The basement room has been beautifully styled using a mix of stone, organically shaped fabric lights, dark wood, original art and a dramatic aquarium. A cute bar makes a cosy spot for pre-dinner drinks with leather seats by the fireplace especially welcoming on a cold evening.
There’s an unmistakably Gallic air to Pearl, from the predominantly French staff to the extensive wine list and the menu. Over ten years Sebastien has find-tuned brasserie food and taken it to a new level, pioneering exquisite flavour combinations with beautiful presentation. This signature style is now delivered with flair by head chef Mark Bodie and standards are as high as ever.
Everything in Pearl smacks of class, from the charming welcome to the attentive service; the house pesto served with bread to the innovative amuse bouches; the sparkling stemware to the crisp linen table cloths; the breadth of ingredients to the picture-perfect dishes.
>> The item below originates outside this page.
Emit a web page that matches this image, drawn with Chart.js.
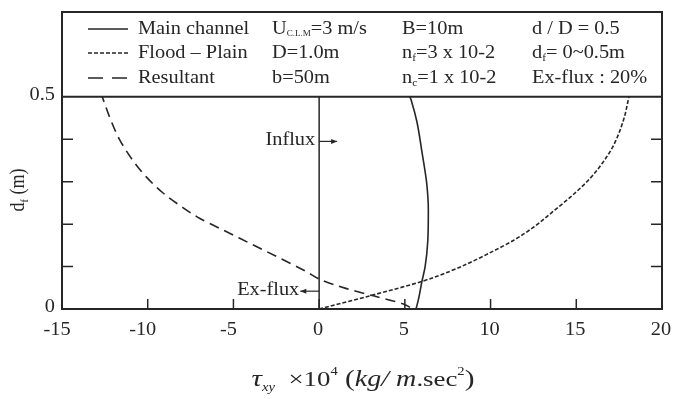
<!DOCTYPE html>
<html>
<head>
<meta charset="utf-8">
<title>Shear stress across flood-plain depth</title>
<script src="https://cdn.jsdelivr.net/npm/chart.js@4.4.1/dist/chart.umd.min.js"></script>
<style>
  html, body { margin: 0; padding: 0; background: #fff; }
</style>
</head>
<body>
<canvas id="shearChart" width="674" height="399"></canvas>
<script>
// axis ticks
const stressTicks = [-15, -10, -5, 0, 5, 10, 15, 20];
const depthTicks = [0, 0.1, 0.2, 0.3, 0.4, 0.5];
const depthTickLabels = ['0', '', '', '', '', '0.5'];

// [tau_xy x 10^4, d_f] pairs
const mainChannel = [
  [5.3, 0.5], [5.4, 0.488], [5.7, 0.442], [5.99, 0.372], [6.28, 0.294], [6.37, 0.232],
  [6.34, 0.162], [6.18, 0.099], [5.99, 0.064], [5.79, 0.022], [5.65, 0]
];
const floodPlain = [
  [0, 0], [3.14, 0.033], [5.99, 0.065], [7.64, 0.089], [9.4, 0.121], [10.18, 0.137],
  [11.35, 0.162], [12.51, 0.193], [13.68, 0.231], [14.86, 0.271], [15.83, 0.309],
  [16.61, 0.349], [17.19, 0.387], [17.78, 0.449], [18.07, 0.5]
];
const resultant = [
  [-12.65, 0.5], [-12.2, 0.45], [-11.65, 0.4], [-10.9, 0.352], [-10.1, 0.312], [-9.12, 0.274],
  [-7.95, 0.239], [-6.98, 0.214], [-5.8, 0.19], [-4.05, 0.155], [-2.1, 0.116], [-0.74, 0.088],
  [0.04, 0.07], [1.6, 0.048], [3.16, 0.031], [4.91, 0.012], [5.3, 0.004]
];

// flux arrows: [label, depth, arrow end]
const fluxArrows = [['Influx', 0.395, 1.05], ['Ex-flux', 0.042, -1.1]];

const INK = '#262626';
const SERIF = '"Liberation Serif", "Times New Roman", serif';
const SX = 1.13; // text is set a little wide

function font(size, italic) {
  return (italic ? 'italic ' : '') + size + 'px ' + SERIF;
}

// draws a run of text pieces; a piece is a string or {t, size, italic, dy}
function drawRich(ctx, x, y, parts, size, align, stretch) {
  const pieces = parts.map(p => typeof p === 'string' ? { t: p } : p);
  ctx.save();
  ctx.fillStyle = INK;
  ctx.textBaseline = 'middle';
  ctx.textAlign = 'left';
  let w = 0;
  pieces.forEach(p => { ctx.font = font(p.size || size, p.italic); w += ctx.measureText(p.t).width; });
  ctx.translate(x, y);
  ctx.scale(stretch || SX, 1);
  let cx = align === 'center' ? -w / 2 : align === 'right' ? -w : 0;
  pieces.forEach(p => {
    ctx.font = font(p.size || size, p.italic);
    ctx.fillText(p.t, cx, p.dy || 0);
    cx += ctx.measureText(p.t).width;
  });
  ctx.restore();
}

const sub = t => ({ t: t, size: 10, dy: 5 });

const legendRows = [
  { dash: [], parts: [['Main channel'], ['U', { t: 'C.L.M', size: 8, dy: 5 }, '=3 m/s'], ['B=10m'], ['d / D = 0.5']] },
  { dash: [4, 2], parts: [['Flood \u2013 Plain'], ['D=1.0m'], ['n', sub('f'), '=3 x 10-2'], ['d', sub('f'), '= 0~0.5m']] },
  { dash: [15, 9], parts: [['Resultant'], ['b=50m'], ['n', sub('c'), '=1 x 10-2'], ['Ex-flux : 20%']] }
];

const annotations = {
  id: 'annotations',
  afterDatasetsDraw(chart) {
    const { ctx, chartArea: a, scales: { x, y } } = chart;
    const y05 = y.getPixelForValue(0.5);
    const x0 = x.getPixelForValue(0);

    ctx.save();
    ctx.strokeStyle = INK;
    ctx.lineWidth = 1.5;

    // zero line and top of the water
    ctx.beginPath();
    ctx.moveTo(x0, y.getPixelForValue(0));
    ctx.lineTo(x0, y05);
    ctx.stroke();
    ctx.lineWidth = 2;
    ctx.beginPath();
    ctx.moveTo(a.left, y05);
    ctx.lineTo(a.right, y05);
    ctx.stroke();

    // frame
    ctx.strokeRect(a.left, a.top, a.right - a.left, a.bottom - a.top);

    // inward tick marks
    ctx.lineWidth = 1.5;
    stressTicks.slice(1, -1).forEach(v => {
      const px = x.getPixelForValue(v);
      ctx.beginPath();
      ctx.moveTo(px, a.bottom);
      ctx.lineTo(px, a.bottom - 10);
      ctx.stroke();
    });
    depthTicks.slice(1, -1).forEach(v => {
      const py = y.getPixelForValue(v);
      ctx.beginPath();
      ctx.moveTo(a.left, py);
      ctx.lineTo(a.left + 11, py);
      ctx.moveTo(a.right, py);
      ctx.lineTo(a.right - 11, py);
      ctx.stroke();
    });

    // tick labels
    stressTicks.forEach(v => drawRich(ctx, x.getPixelForValue(v) - (v < 0 ? 5 : 1), a.bottom + 21, [String(v)], 18, 'center'));
    depthTicks.forEach((v, i) => {
      if (depthTickLabels[i]) drawRich(ctx, a.left - 7, y.getPixelForValue(v) - 2, [depthTickLabels[i]], 18, 'right');
    });

    // legend block
    const rowY = [29, 53, 78];
    const colX = [138, 272, 402, 532];
    legendRows.forEach((row, r) => {
      ctx.setLineDash(row.dash);
      ctx.lineWidth = 1.6;
      ctx.beginPath();
      ctx.moveTo(88, rowY[r]);
      ctx.lineTo(128, rowY[r]);
      ctx.stroke();
      ctx.setLineDash([]);
      row.parts.forEach((p, c) => drawRich(ctx, colX[c], rowY[r], p, 18, 'left'));
    });

    // flux arrows
    ctx.fillStyle = INK;
    fluxArrows.forEach(([label, d, end]) => {
      const py = y.getPixelForValue(d);
      const tip = x.getPixelForValue(end);
      const dir = Math.sign(end);
      ctx.lineWidth = 1.2;
      ctx.beginPath();
      ctx.moveTo(x0, py);
      ctx.lineTo(tip, py);
      ctx.stroke();
      ctx.beginPath();
      ctx.moveTo(tip, py);
      ctx.lineTo(tip - dir * 6, py - 2.5);
      ctx.lineTo(tip - dir * 6, py + 2.5);
      ctx.closePath();
      ctx.fill();
      const textRight = dir > 0 ? x0 - 4 : tip - 1;
      drawRich(ctx, textRight, py - 1, [label], 18, 'right');
    });

    // axis titles
    drawRich(ctx, 363, 380, [
      { t: '\u03c4', italic: true, size: 24 }, { t: 'xy', italic: true, size: 12, dy: 8 },
      { t: '  \u00d710', size: 22 }, { t: '4', size: 12, dy: -8 },
      { t: ' (', size: 24 }, { t: 'kg', italic: true, size: 23 }, { t: '/', italic: true, size: 23 },
      { t: ' m', italic: true, size: 23 }, { t: '.sec', size: 22 }, { t: '2', size: 12, dy: -8 },
      { t: ')', size: 24 }
    ], 22, 'center', 1.22);

    ctx.save();
    ctx.translate(19, 190);
    ctx.rotate(-Math.PI / 2);
    ctx.scale(1, SX);
    ctx.fillStyle = INK;
    ctx.textBaseline = 'middle';
    ctx.font = font(18);
    const dW = ctx.measureText('d').width;
    ctx.font = font(10);
    const fW = ctx.measureText('f').width;
    ctx.font = font(18);
    const mW = ctx.measureText(' (m)').width;
    const cx = -(dW + fW + mW) / 2;
    ctx.fillText('d', cx, 0);
    ctx.font = font(10);
    ctx.fillText('f', cx + dW, 5);
    ctx.font = font(18);
    ctx.fillText(' (m)', cx + dW + fW, 0);
    ctx.restore();

    ctx.restore();
  }
};

// each curve is a function of depth, so points run in depth order
const toPoints = arr => arr.map(([s, d]) => ({ x: s, y: d })).sort((p, q) => p.y - q.y);

new Chart(document.getElementById('shearChart').getContext('2d'), {
  type: 'scatter',
  data: {
    datasets: [
      { label: 'Main channel', data: toPoints(mainChannel), borderDash: [] },
      { label: 'Flood - Plain', data: toPoints(floodPlain), borderDash: [4, 2] },
      { label: 'Resultant', data: toPoints(resultant), borderDash: [10, 6] }
    ].map(ds => Object.assign(ds, {
      showLine: true,
      indexAxis: 'y',
      cubicInterpolationMode: 'monotone',
      borderColor: INK,
      borderWidth: 1.6,
      pointRadius: 0,
      fill: false
    }))
  },
  options: {
    responsive: false,
    animation: false,
    devicePixelRatio: 1,
    layout: { padding: { top: 12, right: 12, left: 0, bottom: 0 } },
    plugins: { legend: { display: false }, tooltip: { enabled: false } },
    scales: {
      x: {
        type: 'linear', min: -15, max: 20,
        afterBuildTicks: s => { s.ticks = stressTicks.map(v => ({ value: v })); },
        afterFit: s => { s.height = 90; },
        ticks: { display: false },
        grid: { display: false },
        border: { display: false }
      },
      y: {
        type: 'linear', min: 0, max: 0.7,
        afterBuildTicks: s => { s.ticks = depthTicks.map(v => ({ value: v })); },
        afterFit: s => { s.width = 62; },
        ticks: { display: false },
        grid: { display: false },
        border: { display: false }
      }
    }
  },
  plugins: [annotations]
});
</script>
</body>
</html>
Diners can expect exciting menus that combine seasonal ingredients with choice artisanal produce. Over half the menu features fish and shellfish, always perfectly cooked and paired with fresh clean flavours. Starters are delicate and luxurious - perhaps a prawn and red pepper bisque with lobster tortellini, red mullet and ratatouille or new season asparagus wrapped in Serrano ham with a soft egg and black truffle hollandaise.
Meat lovers might find an exquisite main of milk-fed veal breast served with black truffle linguini and Parmesan, while the day’s special might pair sea bream with parsley risotto, snails and Dublin Bay prawns to create a truly memorable dish.
Equal care has been afforded to the wine list, which offers an excellent selection of house wines by glass, carafe or bottle, all comfortable priced. France is especially well represented on the list and lovers of sweet wines will be impressed by the strong selection on offer.
These will go well with Pearl’s desserts, which are created with as much style and care as everything else on their menus. From classics like vanilla crème brulée to mouth-watering originals like blackberry tart with chocolate ganache and yogurt sorbet, a meal in Pearl will undoubtedly finish on a high note.
From the pitch-perfect service to the convivial atmosphere, Pearl is a gem of a restaurant in every way possible.
All round, an exceptional dining experience - and now that Sebastien and Kirsten have taken over Locks Brasserie, fans can enjoy the same philosophy of good food, comfort and friendliness beside the Grand Canal.